> _TO DO_: Identify the lines that include the word "matplotlib", then copy all of them.

------------------------------------------------------------------------

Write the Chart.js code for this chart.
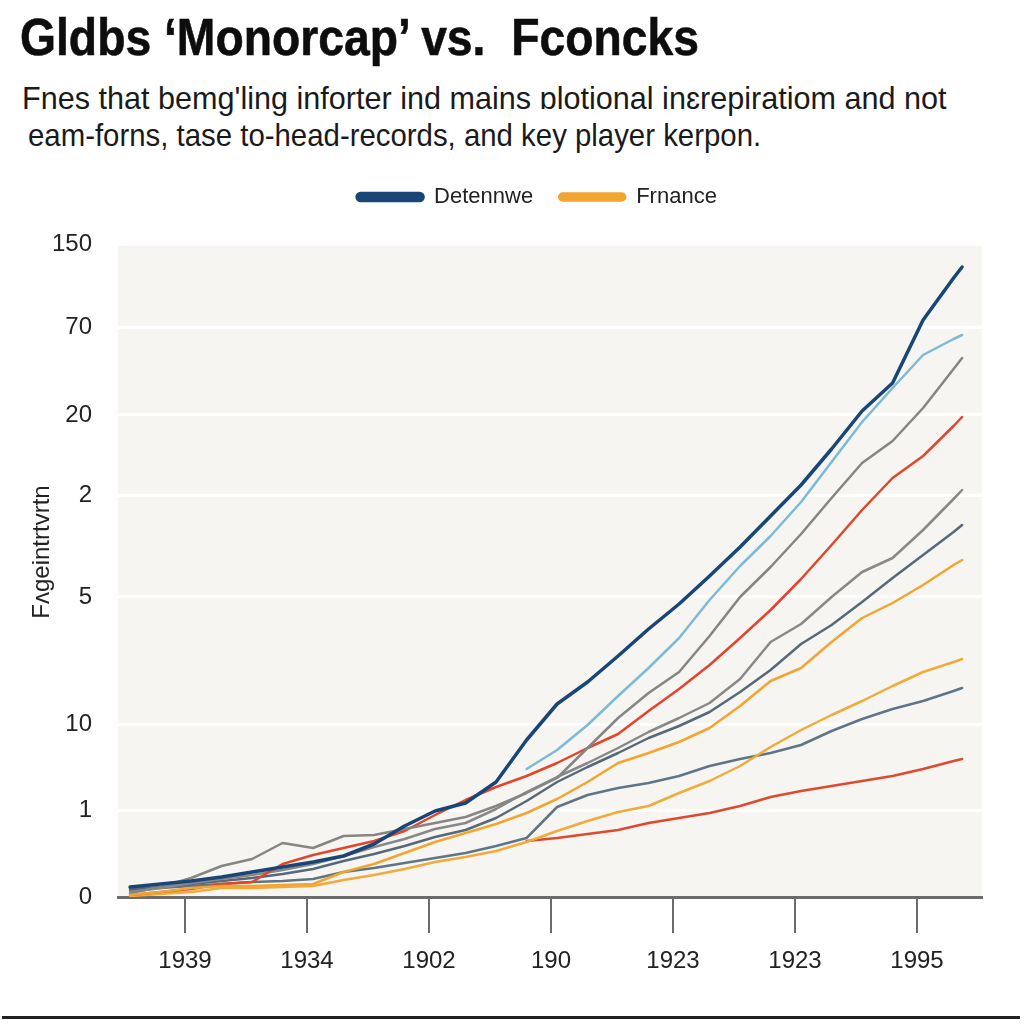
<!DOCTYPE html>
<html>
<head>
<meta charset="utf-8">
<script src="https://cdn.jsdelivr.net/npm/chart.js@4.4.1/dist/chart.umd.min.js"></script>
<style>
  html, body { margin: 0; padding: 0; background: #ffffff; }
  body { width: 1024px; height: 1024px; position: relative; overflow: hidden; font-family: "Liberation Sans", Arial, sans-serif; color: #1a1a1a; }
  .title { position: absolute; left: 20px; top: 11px; font-size: 52px; line-height: 52px; font-weight: bold; white-space: nowrap; transform: scaleX(0.89); transform-origin: left top; color: #0d0d0d; -webkit-text-stroke: 0.6px #0d0d0d; }
  .sub { position: absolute; font-size: 32px; line-height: 37px; white-space: nowrap; transform-origin: left top; }
  #wrap { position: absolute; left: 0; top: 160px; width: 1024px; height: 840px; }
  .rule { position: absolute; left: 2px; top: 1016px; width: 1018px; height: 0; border-top: 3px solid #222; }
</style>
</head>
<body>
<div class="title">Gldbs ‘Monorcap’ vs.&nbsp; Fconcks</div>
<div class="sub" style="left:22px; top:80px; transform: scaleX(0.956);">Fnes that bemg'ling inforter ind mains ɒlotional inɛrepiratiom and not</div>
<div class="sub" style="left:28px; top:117px; transform: scaleX(0.918);">eam-forns, tase to-head-records, and key player kerpon.</div>
<div id="wrap"><canvas id="chart"></canvas></div>
<div class="rule"></div>
<script>
// shared x positions (in tick units, 0 = first labelled tick)
const xs = [-0.45, -0.2, 0.05, 0.3, 0.55, 0.8, 1.05, 1.3, 1.55, 1.8, 2.05, 2.3, 2.55, 2.8, 3.05,
            3.3, 3.55, 3.8, 4.05, 4.3, 4.55, 4.8, 5.05, 5.3, 5.55, 5.8, 6.05, 6.3, 6.37];
const xTickLabels = ["1939", "1934", "1902", "190", "1923", "1923", "1995"];

// y ticks: positions on the value scale and the labels printed there
const yTickValues = [0, 87, 173, 300, 402, 482, 570, 653];
const yTickLabels = ["0", "1", "10", "5", "2", "20", "70", "150"];
const yTitle = "Fʌgeintrtvrtn";

const legendNames = ["Detennwe", "Frnance"];

const detennwe   = [10, 13, 16, 20, 25, 30, 35, 41, 53, 71, 86, 94, 115, 157, 193, 215, 241, 268, 293, 321, 350, 381, 412, 448, 486, 514, 577, 619, 630];
const frnance    = [2, 5, 9, 11, 11, 12, 13, 25, 33, 44, 55, 64, 73, 84, 98, 115, 134, 144, 155, 169, 191, 216, 229, 255, 279, 294, 312, 332, 337];
const lightBlue  = [null, null, null, null, null, null, null, null, null, null, null, null, null,
                    128, 147, 172, 201, 229, 259, 297, 331, 361, 395, 435, 475, 509, 542, 558, 562];
const greyUpper  = [4, 10, 19, 31, 38, 54, 49, 61, 62, 68, 74, 80, 91, 104, 119, 149, 179, 204, 225, 261, 300, 330, 363, 399, 434, 456, 489, 528, 539];
const redUpper   = [2, 5, 8, 13, 15, 33, 42, 49, 56, 66, 82, 97, 110, 121, 134, 149, 163, 186, 208, 232, 259, 287, 318, 352, 387, 419, 441, 471, 480];
const greyMid    = [5, 9, 14, 18, 22, 27, 33, 41, 50, 58, 68, 74, 88, 105, 120, 134, 149, 165, 179, 194, 218, 255, 273, 300, 325, 339, 367, 398, 407];
const slate      = [8, 10, 13, 16, 19, 23, 28, 36, 43, 51, 60, 67, 79, 96, 115, 130, 144, 159, 171, 185, 205, 227, 253, 272, 295, 319, 342, 365, 372];
const orangeLow  = [1, 3, 5, 9, 9, 10, 11, 17, 22, 28, 35, 40, 46, 55, 66, 76, 85, 91, 104, 116, 131, 150, 167, 182, 196, 211, 225, 235, 238];
const slateLow   = [7, 9, 11, 13, 15, 16, 18, 25, 29, 34, 39, 44, 51, 59, 90, 102, 109, 114, 121, 131, 138, 144, 152, 166, 178, 188, 196, 206, 209];
const redLow     = [null, null, null, null, null, null, null, null, null, null, null, null, null,
                    56, 59, 63, 67, 74, 79, 84, 91, 100, 106, 111, 116, 121, 128, 136, 138];

function line(label, data, color, width) {
  return {
    label: label,
    data: data,
    borderColor: color,
    backgroundColor: color,
    borderWidth: width,
    pointRadius: 0,
    tension: 0,
    borderJoinStyle: "round",
    borderCapStyle: "round"
  };
}

const plotBackground = {
  id: "plotBackground",
  beforeDraw(chart) {
    const { ctx, chartArea } = chart;
    ctx.save();
    ctx.fillStyle = "#f6f5f1";
    ctx.fillRect(chartArea.left, chartArea.top, chartArea.right - chartArea.left, chartArea.bottom - chartArea.top);
    ctx.restore();
  }
};

// extra room under the legend, and centre it over the plot rather than the canvas
const legendPlacement = {
  id: "legendPlacement",
  beforeInit(chart) {
    const fit = chart.legend.fit;
    chart.legend.fit = function () {
      fit.call(this);
      this.height += 26;
    };
  },
  afterLayout(chart) {
    chart.legend.left = 92;
  }
};

const yAxisTitle = {
  id: "yAxisTitle",
  afterDraw(chart) {
    const ctx = chart.ctx;
    ctx.save();
    ctx.translate(42, 392);
    ctx.rotate(-Math.PI / 2);
    ctx.font = '24px "Liberation Sans"';
    ctx.fillStyle = "#222";
    ctx.textAlign = "center";
    ctx.textBaseline = "middle";
    ctx.fillText(yTitle, 0, 0);
    ctx.restore();
  }
};

new Chart(document.getElementById("chart"), {
  type: "line",
  data: {
    labels: xs,
    datasets: [
      line(legendNames[0], detennwe, "#1a4677", 3.5),
      line(legendNames[1], frnance, "#f2a531", 2.5),
      line("", lightBlue, "#7dbad6", 2.5),
      line("", greyUpper, "#858585", 2.5),
      line("", redUpper, "#e2452b", 2.5),
      line("", greyMid, "#888888", 2.5),
      line("", slate, "#55697b", 2.5),
      line("", orangeLow, "#f0ab3a", 2.5),
      line("", slateLow, "#5f7587", 2.5),
      line("", redLow, "#dd4a2e", 2.5)
    ]
  },
  options: {
    responsive: true,
    maintainAspectRatio: false,
    animation: false,
    layout: { padding: { top: 0, left: 0, right: 42, bottom: 0 } },
    plugins: {
      legend: {
        position: "top",
        labels: {
          filter: item => legendNames.includes(item.text),
          boxWidth: 66,
          boxHeight: 7,
          useBorderRadius: true,
          borderRadius: 3.5,
          padding: 26,
          color: "#222",
          font: { family: "Liberation Sans", size: 22 }
        }
      },
      tooltip: { enabled: false }
    },
    scales: {
      x: {
        type: "linear",
        min: -0.549,
        max: 6.533,
        afterBuildTicks: scale => { scale.ticks = xTickLabels.map((t, i) => ({ value: i })); },
        afterFit: scale => { scale.height = 103; },
        ticks: {
          callback: value => xTickLabels[value],
          padding: 14,
          color: "#222",
          font: { family: "Liberation Sans", size: 24 },
          maxRotation: 0
        },
        grid: { drawOnChartArea: false, tickLength: 36, color: "#6b6b6b", lineWidth: 2 },
        border: { color: "#6b6b6b", width: 3 }
      },
      y: {
        min: 0,
        max: 653,
        afterBuildTicks: scale => { scale.ticks = yTickValues.map(v => ({ value: v })); },
        afterFit: scale => { scale.width = 118; },
        ticks: {
          callback: value => yTickLabels[yTickValues.indexOf(value)],
          padding: 26,
          color: "#222",
          font: { family: "Liberation Sans", size: 24 }
        },
        grid: { color: "#ffffff", lineWidth: 3, drawTicks: false },
        border: { display: false }
      }
    }
  },
  plugins: [plotBackground, legendPlacement, yAxisTitle]
});
</script>
</body>
</html>
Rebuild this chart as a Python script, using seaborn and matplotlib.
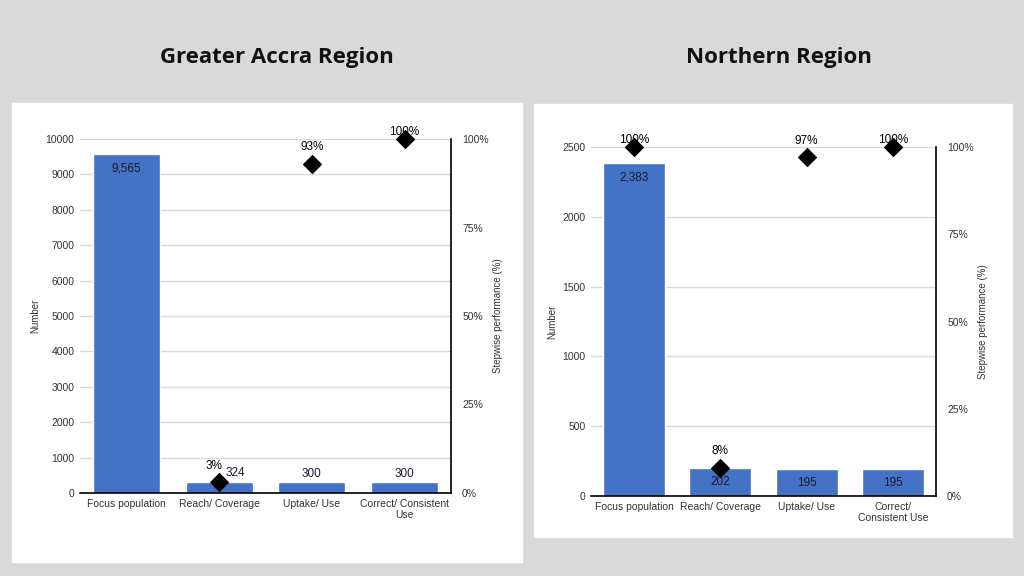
import numpy as np
import pandas as pd
import matplotlib
matplotlib.use("Agg")
import matplotlib.pyplot as plt
import matplotlib.patches as mpatches
import seaborn as sns

# data
steps_accra = ["Focus population", "Reach/ Coverage", "Uptake/ Use", "Correct/ Consistent\nUse"]
counts_accra = [9565, 324, 300, 300]
pct_accra = [np.nan, 3, 93, 100]

steps_north = ["Focus population", "Reach/ Coverage", "Uptake/ Use", "Correct/\nConsistent Use"]
counts_north = [2383, 202, 195, 195]
pct_north = [100, 8, 97, 100]

sns.set_theme(style="white")
plt.rcParams["font.family"] = ["Liberation Sans", "DejaVu Sans"]

bar_color = "#4472c4"
grid_color = "#d9d9d9"

fig = plt.figure(figsize=(10.24, 5.76), dpi=100)
fig.patch.set_facecolor("#d9d9d9")

# white panels behind each chart
fig.patches.append(mpatches.Rectangle((12/1024, 1-562/576), 510/1024, 459/576,
                                      transform=fig.transFigure, color="white", zorder=-5))
fig.patches.append(mpatches.Rectangle((534/1024, 1-537/576), 478/1024, 433/576,
                                      transform=fig.transFigure, color="white", zorder=-5))

fig.text(277/1024, 1-57/576, "Greater Accra Region", ha="center", va="center",
         fontsize=16, fontweight="bold", family=["Open Sans", "DejaVu Sans"], color="#111111")
fig.text(779/1024, 1-57/576, "Northern Region", ha="center", va="center",
         fontsize=16, fontweight="bold", family=["Open Sans", "DejaVu Sans"], color="#111111")


def draw_panel(rect, steps, counts, pcts, ymax, ystep, inside_labels, shifted=None):
    ax = fig.add_axes(rect)
    ax.set_facecolor("none")
    df = pd.DataFrame({"step": steps, "count": counts, "pct": pcts})
    sns.barplot(data=df, x="step", y="count", color=bar_color, width=0.72,
                saturation=1, ax=ax, zorder=2)
    ax.set_ylim(0, ymax)
    ax.set_xlim(-0.5, len(steps) - 0.5)
    ax.set_yticks(np.arange(0, ymax + 1, ystep))
    ax.yaxis.grid(True, color=grid_color, linewidth=1, zorder=0)
    ax.set_axisbelow(True)
    for s in ["left", "top", "right"]:
        ax.spines[s].set_visible(False)
    ax.spines["bottom"].set_color("black")
    ax.spines["bottom"].set_linewidth(1.2)
    ax.tick_params(axis="both", length=0, labelsize=7.5, colors="#333333", pad=4)
    ax.set_xlabel("")
    ax.set_ylabel("Number", fontsize=7, color="#333333", labelpad=4)

    for i, c in enumerate(counts):
        lab = f"{c:,}"
        if i in inside_labels:
            ax.annotate(lab, (i, c), xytext=(0, -10), textcoords="offset points",
                        ha="center", va="center", fontsize=8.5, color="#1a1a2e")
        else:
            dx = 12 if shifted == i else 0
            ax.annotate(lab, (i, c), xytext=(dx, 6), textcoords="offset points",
                        ha="center", va="center", fontsize=8.5, color="#1a1a2e")

    ax2 = ax.twinx()
    ax2.set_ylim(0, 100)
    sns.scatterplot(data=df, x="step", y="pct", marker="D", s=85, color="black",
                    edgecolor="black", ax=ax2, zorder=5, clip_on=False)
    ax2.set_xlim(-0.5, len(steps) - 0.5)
    ax2.set_yticks([0, 25, 50, 75, 100])
    ax2.set_yticklabels(["0%", "25%", "50%", "75%", "100%"])
    ax2.tick_params(axis="y", length=0, labelsize=7.5, colors="#333333", pad=8)
    for s in ["left", "top", "bottom"]:
        ax2.spines[s].set_visible(False)
    ax2.spines["right"].set_color("black")
    ax2.spines["right"].set_linewidth(1.2)
    ax2.set_ylabel("Stepwise performance (%)", fontsize=7, color="#333333", labelpad=3)
    ax2.set_xlabel("")
    for i, p in enumerate(pcts):
        if np.isnan(p):
            continue
        dx = -4 if shifted == i else 0
        dy = 5 if p >= 99.5 else 12
        ax2.annotate(f"{p:.0f}%", (i, p), xytext=(dx, dy), textcoords="offset points",
                     ha="center", va="center", fontsize=8.5, color="black")
    return ax, ax2


draw_panel([80/1024, 1-493/576, 371/1024, 354/576], steps_accra, counts_accra, pct_accra,
           10000, 1000, inside_labels=[0], shifted=1)
draw_panel([591/1024, 1-496/576, 345/1024, 349/576], steps_north, counts_north, pct_north,
           2500, 500, inside_labels=[0, 1, 2, 3])

fig.savefig("out.png", dpi=100, facecolor=fig.get_facecolor())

------------------------------------------------------------------------

> _SOLUTION TO THIS EXERCISE_:
Rebuild this chart as a Python script, using seaborn and matplotlib.
import matplotlib
matplotlib.use("Agg")
import matplotlib.pyplot as plt
import matplotlib.patches as mpatches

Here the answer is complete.